The foo of the while body is an lvar read!

This is because the local variable scope is different. If you are doing AST transforms, make sure the AST you generate expresses the semantics you desire and captures the effects like the lvar scope changes.

Also its important to keep in mind there is a wide range of AST you may generate, that parser would never return from parsing. Unparser will, in the current versions: NOT prevent you from unparsing the into (potentially) valid source, that fails the guarantee.

In the next version of unparser, I plan a new API that would unparse than parse again, to make sure it filters out these cases where artificially constructed AST is passed that "cannot" be generated by parser.

For some private tooling that does source transform (smelling like the ones you indirectly describe) I use such APIs already to prevent this case.

akimd commented
  • Its not really pretty printing, its unparsing. Unparsers output is "far from pretty" but could be made so (I've no reason to spend time on that metric ATM). Better not call it pretty printing if it can create so ugly source ;)

I see very well what you mean here. Indeed, unparser does not have any support of boxing, or managing with etc., so it is rather a crude pretty-printer. Yet, it indents. That's were I usually cut the line. The intended reader is clearly a human, if it were solely for the sake of the machine, it could be much more terse.

  • Its important to realize that unparser "only" has the guarantee: It produces source that if parsed via parser produces the SAME ast if parsed again.

Yup, I'm also well aware of this. And I do understand that shaking the AST does not guarantee in anyway that it is still valid.

But we pay attention to that. Besides, our transformations are mostly related to sanity-checks, there's nothing really deep, AFAIK.

the foo body of the while is a send.
[...]
The foo of the while body is an lvar read!

Yup, already found about that, thanks :)

Cheers!

mbj commented

So yes, (return (if ...)) can only be returned from parser on a return with a ternary expression.
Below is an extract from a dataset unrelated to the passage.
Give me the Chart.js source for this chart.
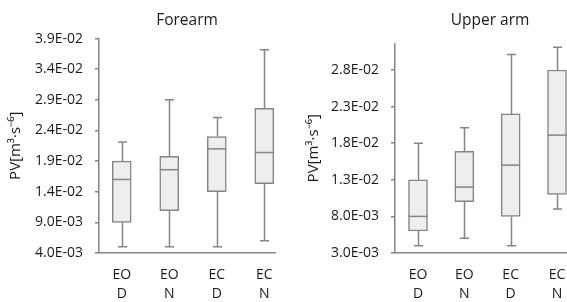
<!DOCTYPE html>
<html>
<head>
<meta charset="utf-8">
<script src="https://cdn.jsdelivr.net/npm/chart.js@4"></script>
<style>
html,body{margin:0;padding:0;background:#fff;overflow:hidden;width:567px;height:302px;}
#w1{position:absolute;left:0;top:0;}
#w2{position:absolute;left:298px;top:0;}
</style>
</head>
<body>
<div id="w1"><canvas id="c1" width="290" height="302"></canvas></div>
<div id="w2"><canvas id="c2" width="300" height="302"></canvas></div>
<script>
// ---- data ----
const catTop = ["EO", "EO", "EC", "EC"];
const catBottom = ["D", "N", "D", "N"];

const forearmMin = [0.0050, 0.0050, 0.0050, 0.0060];
const forearmQ1  = [0.0090, 0.0109, 0.0140, 0.0153];
const forearmMed = [0.0160, 0.0176, 0.0210, 0.0204];
const forearmQ3  = [0.0190, 0.0198, 0.0230, 0.0276];
const forearmMax = [0.0221, 0.0290, 0.0261, 0.0372];

const upperMin = [0.0040, 0.0050, 0.0040, 0.0090];
const upperQ1  = [0.0060, 0.0100, 0.0080, 0.0110];
const upperMed = [0.0080, 0.0120, 0.0150, 0.0191];
const upperQ3  = [0.0130, 0.0169, 0.0220, 0.0280];
const upperMax = [0.0180, 0.0201, 0.0301, 0.0311];

const forearmTicks = [0.004, 0.009, 0.014, 0.019, 0.024, 0.029, 0.034, 0.039];
const forearmTickLabels = ["4.0E-03", "9.0E-03", "1.4E-02", "1.9E-02", "2.4E-02", "2.9E-02", "3.4E-02", "3.9E-02"];
const upperTicks = [0.003, 0.008, 0.013, 0.018, 0.023, 0.028];
const upperTickLabels = ["3.0E-03", "8.0E-03", "1.3E-02", "1.8E-02", "2.3E-02", "2.8E-02"];

const yTitle = "PV[m\u00B3\u00B7s\u207B\u2076]";
// ---- end data ----

const FONT = "'Open Sans', 'Liberation Sans', sans-serif";
const GREY = "#858585";
const TXT = "#1a1a1a";

function whiskerPlugin(mins, meds, maxs, q1s, q3s) {
  return {
    id: 'whiskers',
    beforeDatasetsDraw(chart) {
      const ctx = chart.ctx, x = chart.scales.x, y = chart.scales.y;
      ctx.save();
      ctx.strokeStyle = GREY;
      ctx.lineWidth = 1.5;
      for (let i = 0; i < mins.length; i++) {
        const px = Math.round(x.getPixelForValue(i + 1)) + 0.5;
        const yMin = y.getPixelForValue(mins[i]);
        const yMax = y.getPixelForValue(maxs[i]);
        const yQ1 = y.getPixelForValue(q1s[i]);
        const yQ3 = y.getPixelForValue(q3s[i]);
        ctx.beginPath();
        ctx.moveTo(px, yQ1); ctx.lineTo(px, yMin);
        ctx.moveTo(px - 4.5, yMin); ctx.lineTo(px + 4.5, yMin);
        ctx.moveTo(px, yQ3); ctx.lineTo(px, yMax);
        ctx.moveTo(px - 4.5, yMax); ctx.lineTo(px + 4.5, yMax);
        ctx.stroke();
      }
      ctx.restore();
    },
    afterDatasetsDraw(chart) {
      const ctx = chart.ctx, x = chart.scales.x, y = chart.scales.y;
      ctx.save();
      ctx.strokeStyle = GREY;
      ctx.lineWidth = 1.5;
      for (let i = 0; i < meds.length; i++) {
        const px = x.getPixelForValue(i + 1);
        const py = y.getPixelForValue(meds[i]);
        ctx.beginPath();
        ctx.moveTo(px - 9.5, py); ctx.lineTo(px + 9.5, py);
        ctx.stroke();
      }
      ctx.restore();
    }
  };
}

function makeChart(id, title, q1, med, q3, mn, mx, ticks, tickLabels, yMin, yMax, xMin, xMax, yWidth, titlePad, padRight) {
  const data = q1.map((v, i) => ({ x: i + 1, y: [v, q3[i]] }));
  return new Chart(document.getElementById(id), {
    type: 'bar',
    data: {
      datasets: [{
        data: data,
        backgroundColor: '#eeeeee',
        borderColor: GREY,
        borderWidth: 1.5,
        borderSkipped: false,
        barThickness: 19
      }]
    },
    options: {
      responsive: false,
      animation: false,
      devicePixelRatio: 1,
      layout: { padding: { left: 0, right: padRight, top: 0, bottom: 0 } },
      plugins: {
        legend: { display: false },
        tooltip: { enabled: false },
        title: {
          display: true,
          text: title,
          fullSize: false,
          color: TXT,
          font: { family: FONT, size: 15.5, weight: 'normal' },
          padding: titlePad
        }
      },
      scales: {
        x: {
          type: 'linear',
          offset: false,
          min: xMin,
          max: xMax,
          afterBuildTicks(scale) { scale.ticks = catTop.map((c, i) => ({ value: i + 1 })); },
          afterFit(scale) { scale.height = 49; },
          grid: { display: false, drawTicks: false },
          border: { display: true, color: GREY, width: 1.5 },
          ticks: {
            color: TXT,
            padding: 12,
            font: { family: FONT, size: 14, lineHeight: 1.36 },
            autoSkip: false,
            maxRotation: 0,
            callback(value) {
              const i = Math.round(value) - 1;
              return [catTop[i], catBottom[i]];
            }
          }
        },
        y: {
          type: 'linear',
          min: yMin,
          max: yMax,
          afterBuildTicks(scale) { scale.ticks = ticks.map(v => ({ value: v })); },
          afterFit(scale) { scale.width = yWidth; },
          grid: { drawOnChartArea: false, drawTicks: true, tickLength: 4, color: GREY, lineWidth: 1.5 },
          border: { display: true, color: GREY, width: 1.5 },
          ticks: {
            color: TXT,
            padding: 12,
            font: { family: FONT, size: 14 },
            callback(value) {
              const i = ticks.findIndex(t => Math.abs(t - value) < 1e-9);
              return i >= 0 ? tickLabels[i] : '';
            }
          },
          title: {
            display: true,
            text: yTitle,
            color: TXT,
            font: { family: FONT, size: 15 },
            padding: { top: 7, bottom: 0 }
          }
        }
      }
    },
    plugins: [whiskerPlugin(mn, med, mx, q1, q3)]
  });
}

makeChart('c1', 'Forearm', forearmQ1, forearmMed, forearmQ3, forearmMin, forearmMax,
  forearmTicks, forearmTickLabels, 0.004, 0.039, 0.522, 4.225, 99, { top: 11, bottom: 9 }, 15);
makeChart('c2', 'Upper arm', upperQ1, upperMed, upperQ3, upperMin, upperMax,
  upperTicks, upperTickLabels, 0.003, 0.0316, 0.504, 4.604, 97, { top: 11, bottom: 14 }, 13);
</script>
</body>
</html>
Unparser has to learn about this and emit the if as ternary.

bundle exec unparser -e 'return(true ? 1 : 2)' --verbose
mutant-dev@mbj ~/devel/unparser (fix/return-parens) $ bundle exec unparser -e 'return(true ? 1 : 2)' --verbose
(string)
Original-Source:
return(true ? 1 : 2)
Generated-Source:
return (if true
  1
else
  2
end)
Original-Node:
(return
  (begin
    (if
      (true)
      (int 1)
      (int 2))))
Generated-Node:
(return
  (begin
    (if
      (true)
      (int 1)
      (int 2))))
Success: (string)

This is a different AST, hence unparer cannot emit parens to unparse return true ? 1 : 2.

mbj commented

Also affected:

  • next
  • break
mbj commented

Also note this one:

bundle exec unparser -e 'return 1, true ? 1 : 2' --verbose
(string)
Original-Source:
return 1, true ? 1 : 2
Generated-Source:
return 1, if true
  1
else
  2
end
Original-Node:
(return
  (int 1)
  (if
    (true)
    (int 1)
    (int 2)))
Generated-Node:
(return
  (int 1)
  (if
    (true)
    (int 1)
    (int 2)))
Success: (string)

So "only" if its a single argument it needs to be ternary. Love you Ruby.

mbj commented

@akimd I fixed this one. And released at 0.5.4. Please consider my GH sponsor button.

akimd commented

You have been fast, thanks a lot @mbj!

We will try it today, and report our mileage.

Many thanks for your time.

mbj commented

You have been fast, thanks a lot @mbj!

Only possible due the huge amount of time invested on refactorings before. Making a better test suite, CI setup, internal code structure etc.

mbj commented

We will try it today, and report our mileage.

Ping. I want to get mentally pas this one ;)

akimd commented

I have just been confirmed that with the bug fix, our problem was solved. Thanks!

mbj commented

Thanks, I love closing open mental loops. Cheers.